Au programme, deux pièces courtes de Molière : Le Médecin Volant suivi de L’école des maris.
Avant-propos
Le Médecin Volant
L’école des maris
Molière reste l’un des auteurs classiques les plus populaires, et des plus riches que nous ayons… Il fascine toujours les metteurs en scène, intrigue les interprètes et amuse le public.
Mais si Molière fascine toujours autant, ce n’est pas seulement par le rire, mais surtout par l’acuité et la vérité des sentiments qui habitent ses personnages : la violence de ses héros, leurs faiblesses, leurs blessures bien plus profondes qu’ils nous les laissent croire...
Car Molière était un homme torturé, aux multiples visages : il est tantôt triomphant dans le Sganarelle du Médecin Volant ou du Médecin malgré lui, un Sganarelle alors philosophe, cynique se jouant de tout et de tous… libre, énergique et lumineux… Et tantôt on le découvre perdant, angoissé par ses congénères, ivre de jalousie, rongé par la futilité de ceux qui l’entourent. C’est Alceste, Dandin, les Marquis des Précieuses Ridicules, c’est aussi Dom Juan le plus cynique de tous. C’est Sganarelle de L’école des Maris… Obtus, rageur et sombre.
Il nous a semblé intéressant de traiter en un seul spectacle les deux visage de Molière… En commençant par un Médecin Volant enlevé, virevoltant, empruntant les masques de la commedia, les nez de clowns.
De la magie du ballet et de la prose, nous passerons à la furieuse ronde de Sganarelle, à la cruauté des alexandrins d’Isabelle, à la nuit intrigante et mystérieuse où le destin de Sganarelle basculera vers les sombres affres de la déception amoureuse.
Vous prenez un père (Gorgibus), bon comme le pain, ayant pour dessein de marier sa fille à Vilebrequin, invisible ami vieillard ; son valet (Gros René), qui a du flair et de l'appétit, sa fille (Lucille) qui simule la maladie pour retrouver le corps de son amant dans la cabane au fond du jardin, une cousine électrique, sexy et complice (Sabine), le bel amant (Valère) très amoureux et très organique, un avocat, et enfin le valet de Valère (Sganarelle), fruit d'une gestation très éclectique entre humain, chat, singe, cochon et peut-être même le diable, qui sait ?
Vous mélangez... résultat : une farce remplie d’intrigues loufoques et de stratagèmes délirants.
Molière a emprunté le thème du médecin volant à un canevas italien, joué sans doute par Scaramouche.
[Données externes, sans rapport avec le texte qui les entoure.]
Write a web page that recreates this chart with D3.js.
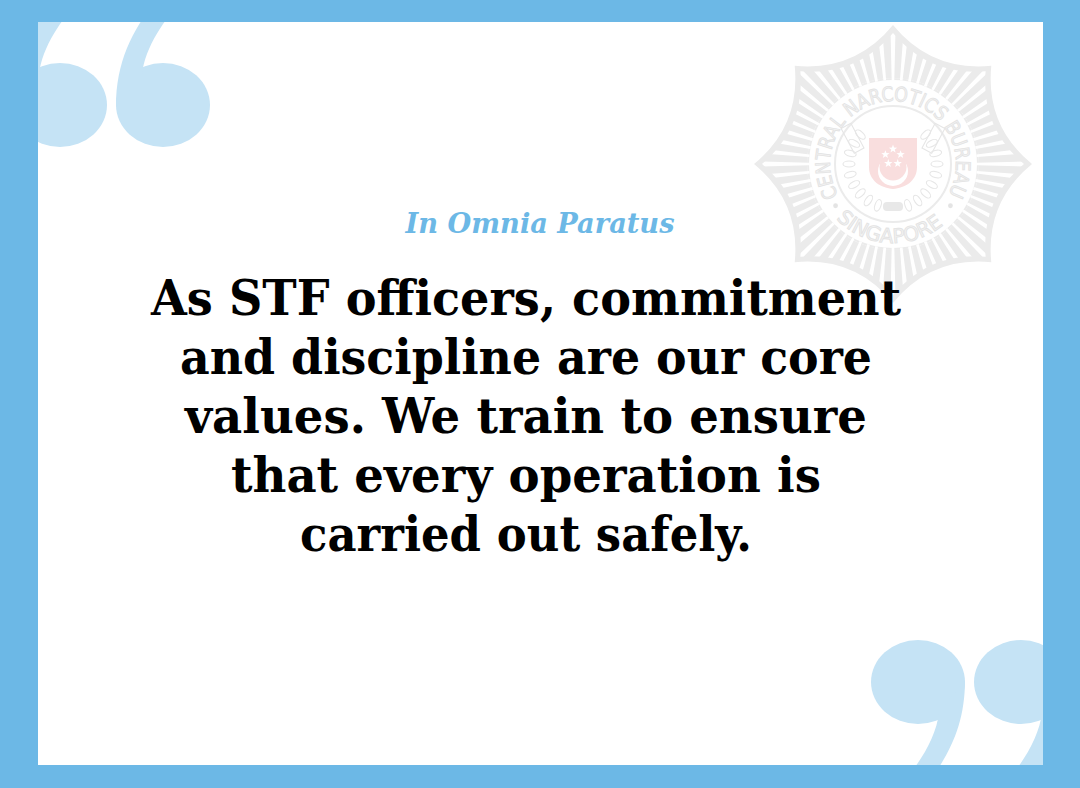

Les thèmes de farce constituaient un fonds commun où puisaient librement comédiens français et italiens. Molière emprunta ensuite plusieurs traits à son médecin volant, que l'on retrouve dans l'Amour Médecin, le Médecin malgré lui et le Malade imaginaire, ce qui prouve combien toute son oeuvre comique est nourrie de ses premières farces.
Le jeu, la folie, l'énergie des comédiens ainsi que la mise en scène entraîneront le spectateur dans un numéro de haute voltige, au coeur d'un ballet burlesque où la commedia dell'arte flirte sauvagement avec Tex Avery.
Les frères Sganarelle et Ariste sont les tuteurs de deux sœurs, Isabelle et Léonore. Sganarelle, personnage noir, mu par une haine des moeurs de son époque, rongé par la peur d’être cocu, rêve d’aller revoir « ses choux et ses dindons » loin des futilités de la ville, en compagnie de sa filleule Isabelle qu’il compte épouser d’ici peu…
Ariste, Léonore et Lisette tentent d’adoucir la rudesse de Sganarelle envers Isabelle. Celle-ci, ne supportant plus le joug de son tuteur, décide par différents stratagèmes d’épouser un jeune voisin nouvellement arrivé… Sganarelle à son insu deviendra le maître d’œuvre de sa perte…
Dans cette pièce, ce n’est plus le Sganarelle triomphant du médecin volant ou du médecin malgré lui. C’est un Sganarelle inquiet, noir, qui est à la ville comme un loup en cage…Il a l’âpreté et la naïveté de Dandin, le désespoir et l’amour d’Alceste. Il est violent, sombre et pathétique. Il me semblait intéressant de traiter cet aspect de la pièce.
L’école des Maris semble être une farce, mais c’est une farce aux accents grinçants et menaçants, qui laisse un arrière goût amer.